Output every line below exactly.

* START *

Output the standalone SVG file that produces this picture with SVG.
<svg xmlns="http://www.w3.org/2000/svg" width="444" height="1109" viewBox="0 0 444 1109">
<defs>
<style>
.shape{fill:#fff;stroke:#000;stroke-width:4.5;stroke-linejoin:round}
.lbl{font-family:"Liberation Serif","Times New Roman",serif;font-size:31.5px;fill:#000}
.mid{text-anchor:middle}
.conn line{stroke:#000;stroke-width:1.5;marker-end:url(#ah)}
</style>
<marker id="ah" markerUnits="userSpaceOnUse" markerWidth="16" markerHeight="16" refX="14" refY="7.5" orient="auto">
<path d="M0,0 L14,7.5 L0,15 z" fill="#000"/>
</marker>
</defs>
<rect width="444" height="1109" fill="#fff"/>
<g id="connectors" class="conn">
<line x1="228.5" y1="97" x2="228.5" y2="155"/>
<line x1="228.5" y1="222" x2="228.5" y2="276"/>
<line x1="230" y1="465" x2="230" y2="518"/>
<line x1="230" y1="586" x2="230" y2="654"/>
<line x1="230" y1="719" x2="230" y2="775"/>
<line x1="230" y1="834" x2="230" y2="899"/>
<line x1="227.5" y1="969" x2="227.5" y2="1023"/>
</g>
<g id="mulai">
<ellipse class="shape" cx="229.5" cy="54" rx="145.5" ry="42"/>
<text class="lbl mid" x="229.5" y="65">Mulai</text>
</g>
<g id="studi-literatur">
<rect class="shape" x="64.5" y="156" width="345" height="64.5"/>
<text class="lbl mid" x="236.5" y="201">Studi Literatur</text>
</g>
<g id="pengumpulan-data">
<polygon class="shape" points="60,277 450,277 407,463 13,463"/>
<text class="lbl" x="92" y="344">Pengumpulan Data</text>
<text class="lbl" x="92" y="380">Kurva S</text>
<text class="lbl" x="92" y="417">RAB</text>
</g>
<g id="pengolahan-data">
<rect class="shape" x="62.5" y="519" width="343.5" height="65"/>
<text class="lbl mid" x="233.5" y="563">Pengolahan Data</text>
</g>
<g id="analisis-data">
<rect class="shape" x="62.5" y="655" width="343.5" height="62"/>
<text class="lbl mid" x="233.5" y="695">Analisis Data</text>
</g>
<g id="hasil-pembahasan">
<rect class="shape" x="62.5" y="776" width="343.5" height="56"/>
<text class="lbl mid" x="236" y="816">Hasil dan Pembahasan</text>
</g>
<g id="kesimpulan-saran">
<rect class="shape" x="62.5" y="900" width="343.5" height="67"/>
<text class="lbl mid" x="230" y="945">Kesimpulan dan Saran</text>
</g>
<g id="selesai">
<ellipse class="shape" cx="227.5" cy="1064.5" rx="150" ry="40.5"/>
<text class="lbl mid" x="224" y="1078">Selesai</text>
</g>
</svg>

* END *

### Response to the exercise
Output the standalone SVG file that produces this picture with SVG.
<svg xmlns="http://www.w3.org/2000/svg" width="444" height="1109" viewBox="0 0 444 1109">
<defs>
<style>
.shape{fill:#fff;stroke:#000;stroke-width:4.5;stroke-linejoin:round}
.lbl{font-family:"Liberation Serif","Times New Roman",serif;font-size:31.5px;fill:#000}
.mid{text-anchor:middle}
.conn line{stroke:#000;stroke-width:1.5;marker-end:url(#ah)}
</style>
<marker id="ah" markerUnits="userSpaceOnUse" markerWidth="16" markerHeight="16" refX="14" refY="7.5" orient="auto">
<path d="M0,0 L14,7.5 L0,15 z" fill="#000"/>
</marker>
</defs>
<rect width="444" height="1109" fill="#fff"/>
<g id="connectors" class="conn">
<line x1="228.5" y1="97" x2="228.5" y2="155"/>
<line x1="228.5" y1="222" x2="228.5" y2="276"/>
<line x1="230" y1="465" x2="230" y2="518"/>
<line x1="230" y1="586" x2="230" y2="654"/>
<line x1="230" y1="719" x2="230" y2="775"/>
<line x1="230" y1="834" x2="230" y2="899"/>
<line x1="227.5" y1="969" x2="227.5" y2="1023"/>
</g>
<g id="mulai">
<ellipse class="shape" cx="229.5" cy="54" rx="145.5" ry="42"/>
<text class="lbl mid" x="229.5" y="65">Mulai</text>
</g>
<g id="studi-literatur">
<rect class="shape" x="64.5" y="156" width="345" height="64.5"/>
<text class="lbl mid" x="236.5" y="201">Studi Literatur</text>
</g>
<g id="pengumpulan-data">
<polygon class="shape" points="60,277 450,277 407,463 13,463"/>
<text class="lbl" x="92" y="344">Pengumpulan Data</text>
<text class="lbl" x="92" y="380">Kurva S</text>
<text class="lbl" x="92" y="417">RAB</text>
</g>
<g id="pengolahan-data">
<rect class="shape" x="62.5" y="519" width="343.5" height="65"/>
<text class="lbl mid" x="233.5" y="563">Pengolahan Data</text>
</g>
<g id="analisis-data">
<rect class="shape" x="62.5" y="655" width="343.5" height="62"/>
<text class="lbl mid" x="233.5" y="695">Analisis Data</text>
</g>
<g id="hasil-pembahasan">
<rect class="shape" x="62.5" y="776" width="343.5" height="56"/>
<text class="lbl mid" x="236" y="816">Hasil dan Pembahasan</text>
</g>
<g id="kesimpulan-saran">
<rect class="shape" x="62.5" y="900" width="343.5" height="67"/>
<text class="lbl mid" x="230" y="945">Kesimpulan dan Saran</text>
</g>
<g id="selesai">
<ellipse class="shape" cx="227.5" cy="1064.5" rx="150" ry="40.5"/>
<text class="lbl mid" x="224" y="1078">Selesai</text>
</g>
</svg>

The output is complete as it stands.